Irish News, December 15, 2004
Analysis:
It's impossible to deliver, so let's move on
By Brian Feeney (for the Irish News)
In practical terms decommissioning was always a nonsense. The arguments are
well known. Surrendering weapons doesn't prevent an organisation acquiring
new and more modern weaponry as the Real IRA proved. Besides, at the end of
the IRA campaign improvised devices knocked up in sheds and garages were
causing more devastation than factory-produced military hardware.
Writing in the Irish Times former Irish army commandant Tom Clonan also
points out that there could never be full and complete decommissioning
because the IRA don't know where all the weapons and explosives are, given
the circumstances in which they were hidden. It's always been like that:
rusty old revolvers and Mills bombs from the War of Independence and Civil
War keep turning up. Clonan predicts that for years ahead the army will be
'decommissioning' wee dumps of Semtex, AK-47s and ammo clips found in
hedges and ditches.
We also know that some individuals who defected to the Real IRA pilfered
IRA dumps they knew about. Photographic evidence is also a nonsense.

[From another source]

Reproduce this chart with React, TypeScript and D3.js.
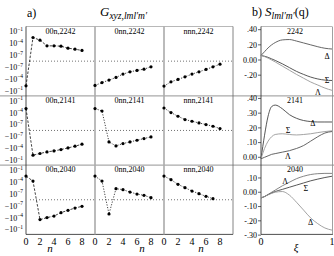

It is notoriously easy to doctor photos, especially digital ones. Why
would the DUP believe someone showing photos which could be anyone
anywhere, when they won't believe the same person's word that they
witnessed weapons being 'put beyond use'? Tom Clonan concluded therefore
the DUP demand is a 'political red herring'. Of course he's correct. Anyone
with half a brain knows the real reasons behind the demand for
decommissioning.
Michael Oatley, the MI6 officer who acted as the British government's
contact with the IRA for years, was quite explicit about unionists' motives
for demanding weapons surrender. It was, he said in 1999, 'an excuse to
avoid the pursuit of peace'.
It's an excuse which has worked pretty well now for a decade mainly
because both the Irish and British governments have supported each
incremental unionist demand to the hilt.
Why did governments lend their support to demands which they know are
politically motivated and cannot be realised?
They cannot be realised for the practical reasons mentioned here already,
but also for the very good reason that there is no way anyone can ever know
if the IRA has decommissioned all its weaponry. We would end with the
absurd proposition that, even if the IRA were to consent to photographic
evidence, which they won't, the DUP would have to believe the IRA when they
said they had completely decommissioned all their arms.
The DUP would have to answer the question, 'How do you know the IRA have
decommissioned all their weapons?' with the daft response, 'Because the IRA
told us.' Right.
The governments support this pantomime because they adhere to the fallacy
that if they cave in to unionists' demands, no matter how stupid, specious
or provocative, then unionists will ultimately have no alternative but to
be reasonable and see sense and behave like normal political animals.
Wrong. They have never in recorded history acted in such a fashion.
In fact all historical evidence points in the opposite direction to them
being notoriously unreasonable and senseless.
However, the result of the governments acting as the agents of demands
that unionists hoped would prove impossible for republicans to concede is
that republicans have made enormous gains as the price for accepting the
demands, drip by drip.
If republicans didn't have the decommissioning counter the unionists gave
them to play with, would they have got the deal on the men who killed Garda
McCabe? Would they have got speaking rights in the Dail and membership of
the Seanad so readily?
Yet republicans need to decommission and declare the IRA out of business
because they know they won't make electoral progress in the south unless
they do. So what's the solution? Simple.
The proposals Ahern and Blair presented last week represent the high water
mark for SF with all republican demands addressed.
The IRA have their stuff gathered together ready to decommission before
Christmas in a couple of big heaps, the locations of which are known only
to a few IRA men, the Irish special Branch and MI5.
What the IRA should do is shoot the DUP's fox.
Ring up de Chastelain, decommission it all as planned and he will tell the
DUP and the governments it's done. All gone. Sorry lads, nothing to
photograph. The IRA have already decommissioned three batches. They're
going to have to do the rest some time for southern politics. SF have
accepted the political aspects of last week's deal. They've nothing left to
gain by hanging on.
What could the DUP do?
In the end they have to believe the IRA anyway. So why not leave the DUP
looking stupid sooner rather than later?